One-wall game a revelation

DEREK VAN DIEST -- Edmonton Sun

, Last Updated: 9:19 AM ET

For Canadians, one-wall handball is a foreign game. Be that as it may, yesterday the 2006 Waterford Crystal World Handball Championships got underway in Sherwood Park with the one-wall event.

A handful of locals was entered in the tournament, even though one-wall handball takes a back seat to the four-wall version in Canada.

"Canadians don't play one-wall," said Howard Strettle, 57, a local competitor in yesterday's event.

"It's usually an outdoor game. We play four-wall. But one-wall is part of the worlds components, and if you are hosting the championships, you need one-wall."

One-wall handball is big in Ireland and parts of New York where there are a number of courts.

In Western Canada there are very few one-wall courts. For these particular championships, organizers set up temporary one-wall courts in the Sherwood Park Arena. They also erected a permanent outdoor court adjacent to the rink.

"That's how we're trying to build it up," Strettle said. "Even though our game is four-wall, it's difficult to get the kids into that. We build this one-wall court, so the kids can go out there and play any time they like."

Strettle is competing with partner Jim Orchard in the 50-plus doubles event.

Even though he's not all that familiar with the game, he realizes the importance of having local representation in the tournament.

"I played it a few times in New York," Strettle said. "In New York, they have 8,000 players and they have courts in every little park. I figured since the event is in my own backyard, then I have to enter it."

Evan Neil, 34, of Sherwood Park also entered the event despite not being familiar with the game.

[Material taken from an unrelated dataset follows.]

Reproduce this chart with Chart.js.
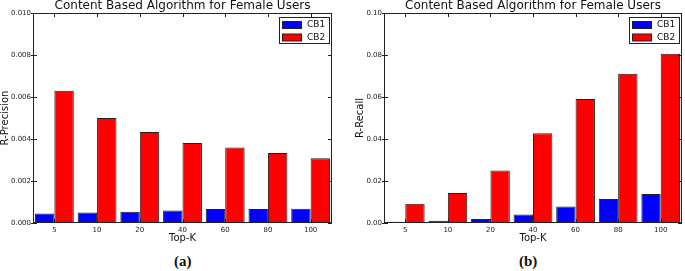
<!DOCTYPE html>
<html>
<head>
<meta charset="utf-8">
<script src="https://cdn.jsdelivr.net/npm/chart.js@4.4.1/dist/chart.umd.min.js"></script>
<style>
  html, body { margin: 0; padding: 0; background: #fff; }
  body { width: 685px; height: 271px; position: relative; overflow: hidden; }
  .wrap { position: absolute; top: -2px; height: 250px; }
  .cap { position: absolute; top: 253px; font: bold 15px "Liberation Serif", serif; color: #111; }
</style>
</head>
<body>
<div class="wrap" style="left:0;width:340px"><canvas id="chPrec"></canvas></div>
<div class="wrap" style="left:340px;width:345px"><canvas id="chRec"></canvas></div>
<div class="cap" style="left:174px">(a)</div>
<div class="cap" style="left:519px">(b)</div>
<script>
// Top-K categories
const topK = ['5', '10', '20', '40', '60', '80', '100'];
const seriesNames = ['CB1', 'CB2'];

// (a) R-Precision
const precCB1 = [0.00045, 0.0005, 0.00054, 0.00059, 0.00067, 0.00067, 0.00068];
const precCB2 = [0.0063, 0.0050, 0.00433, 0.00381, 0.00359, 0.00333, 0.00308];
const precTicks = [0, 0.002, 0.004, 0.006, 0.008, 0.010];

// (b) R-Recall
const recCB1 = [0.0006, 0.0011, 0.0019, 0.0040, 0.0078, 0.0114, 0.0138];
const recCB2 = [0.0092, 0.0143, 0.0250, 0.0427, 0.0590, 0.0711, 0.0806];
const recTicks = [0, 0.02, 0.04, 0.06, 0.08, 0.10];

const TITLE = 'Content Based Algorithm for Female Users';
const FONT = '"DejaVu Sans", sans-serif';
const COLS = ['#0000ff', '#ff0000'];

/* Cornice stile matplotlib: box attorno all'area + tacche interne su 4 lati,
   titolo centrato sull'area del grafico (non sul canvas) */
const framePlugin = {
  id: 'frame',
  afterDraw(chart) {
    const { ctx, chartArea: a, scales } = chart;
    const t = 4;
    ctx.save();
    ctx.strokeStyle = '#222';
    ctx.lineWidth = 1;
    ctx.strokeRect(a.left + 0.5, a.top + 0.5, a.right - a.left - 1, a.bottom - a.top - 1);
    ctx.beginPath();
    scales.y.ticks.forEach((tk, i) => {
      const y = Math.round(scales.y.getPixelForTick(i)) + 0.5;
      ctx.moveTo(a.left - 2, y); ctx.lineTo(a.left + t, y);
      ctx.moveTo(a.right, y); ctx.lineTo(a.right - t, y);
    });
    scales.x.ticks.forEach((tk, i) => {
      const x = Math.round(scales.x.getPixelForTick(i)) + 0.5;
      ctx.moveTo(x, a.top); ctx.lineTo(x, a.top + t);
      ctx.moveTo(x, a.bottom); ctx.lineTo(x, a.bottom - t);
    });
    ctx.stroke();
    ctx.fillStyle = '#111';
    ctx.font = '12px ' + FONT;
    ctx.textAlign = 'center';
    ctx.textBaseline = 'alphabetic';
    ctx.fillText(TITLE, (a.left + a.right) / 2, a.top - 4);
    ctx.restore();
  }
};

/* Legenda dentro l'area, in alto a destra */
const boxLegend = {
  id: 'boxLegend',
  afterDraw(chart) {
    const { ctx, chartArea: a } = chart;
    const w = 50, h = 26;
    const x0 = a.right - 3 - w, y0 = a.top + 4;
    ctx.save();
    ctx.fillStyle = '#fff';
    ctx.fillRect(x0, y0, w, h);
    ctx.strokeStyle = '#222';
    ctx.lineWidth = 1;
    ctx.strokeRect(x0 + 0.5, y0 + 0.5, w, h);
    ctx.font = '9px ' + FONT;
    ctx.textBaseline = 'middle';
    chart.data.datasets.forEach((ds, i) => {
      const cy = y0 + 8 + i * 12.5;
      ctx.fillStyle = ds.backgroundColor;
      ctx.fillRect(x0 + 3.5, cy - 3.5, 19, 7);
      ctx.strokeRect(x0 + 3.5, cy - 3.5, 19, 7);
      ctx.fillStyle = '#111';
      ctx.fillText(ds.label, x0 + 28, cy);
    });
    ctx.restore();
  }
};

function makeChart(id, d1, d2, ticks, yLabel, dec, yW, yTitlePad, padR) {
  return new Chart(document.getElementById(id), {
    type: 'bar',
    data: {
      labels: topK,
      datasets: [
        { label: seriesNames[0], data: d1, backgroundColor: COLS[0] },
        { label: seriesNames[1], data: d2, backgroundColor: COLS[1] }
      ].map(ds => Object.assign(ds, {
        borderColor: '#222', borderWidth: 1, borderSkipped: false,
        barPercentage: 1, categoryPercentage: 0.91
      }))
    },
    options: {
      responsive: true, maintainAspectRatio: false, animation: false,
      layout: { padding: { top: 15, right: padR, bottom: 0, left: 0 } },
      plugins: {
        legend: { display: false },
        tooltip: { enabled: false },
        title: { display: false }
      },
      scales: {
        x: {
          grid: { display: false, drawTicks: false }, border: { display: false },
          ticks: { color: '#222', font: { family: FONT, size: 7 }, padding: 3, maxRotation: 0 },
          title: { display: true, text: 'Top-K', color: '#111', font: { family: FONT, size: 10 }, padding: 4 },
          afterFit: s => { s.height = 25; }
        },
        y: {
          min: ticks[0], max: ticks[ticks.length - 1],
          afterBuildTicks: s => { s.ticks = ticks.map(v => ({ value: v })); },
          grid: { display: false, drawTicks: false }, border: { display: false },
          ticks: { color: '#222', font: { family: FONT, size: 7 }, padding: 2,
                   callback: v => Number(v).toFixed(dec) },
          title: { display: true, text: yLabel, color: '#111',
                   font: { family: FONT, size: 10, lineHeight: 1 }, padding: yTitlePad },
          afterFit: s => { s.width = yW; }
        }
      }
    },
    plugins: [framePlugin, boxLegend]
  });
}

makeChart('chPrec', precCB1, precCB2, precTicks, 'R-Precision', 3, 33, 0, 8);
makeChart('chRec', recCB1, recCB2, recTicks, 'R-Recall', 2, 44, 15, 3);
</script>
</body>
</html>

Yet he and his partner, John Kopeck, did win their opening-round doubles match yesterday.

"To enter a worlds when you've played it only two or three times, it's just for fun," Neil said.

"It's to say you've tried it and played it. When it's in your own backyard like this, then why not?"

Apart from the obvious differences in the two games in regards to the number of walls, there are also subtle rule differences to which players have to adjust to. The one-wall game has boundaries where players are forced to keep the ball within.

"The biggest difference with this game is that with the four-wall game you can angle the ball," Strettle said. "In this game if you angle the ball it's going to go out. In the four-wall that's what the game is all about is using the four-wall including the back wall."

In one-wall players also do not have to give opponents a clear line of sight as the ball comes back off the wall.

In four-wall it's referred to as hindering, which is illegal. In one-wall it's not.

"That's the hardest thing to get used to," said Neil, 34. "I've played four-wall for 17 years where you have to get out of the way or you actually lose the point. And now it's part of the strategy. Some of the Irish guys will hit it at their partner and their partner will stand there and let the ball go by him and not let their opponent get a good look at the ball."

Neil was introduced to handball in junior high. He's been playing it ever since.

He's also entered in the four-wall event, which gets underway on Tuesday.

Strettle, also entered in the four-wall event, was introduced to the game through his daughters.

"This is just a different game," he said.

"I'm left-handed and in this game you need both hands. I can't even throw the ball against the wall with my right hand.

"But you persevere. In this game, if you're in a competition and they know you're not good on your weak hand, the guy will serve to your weak hand."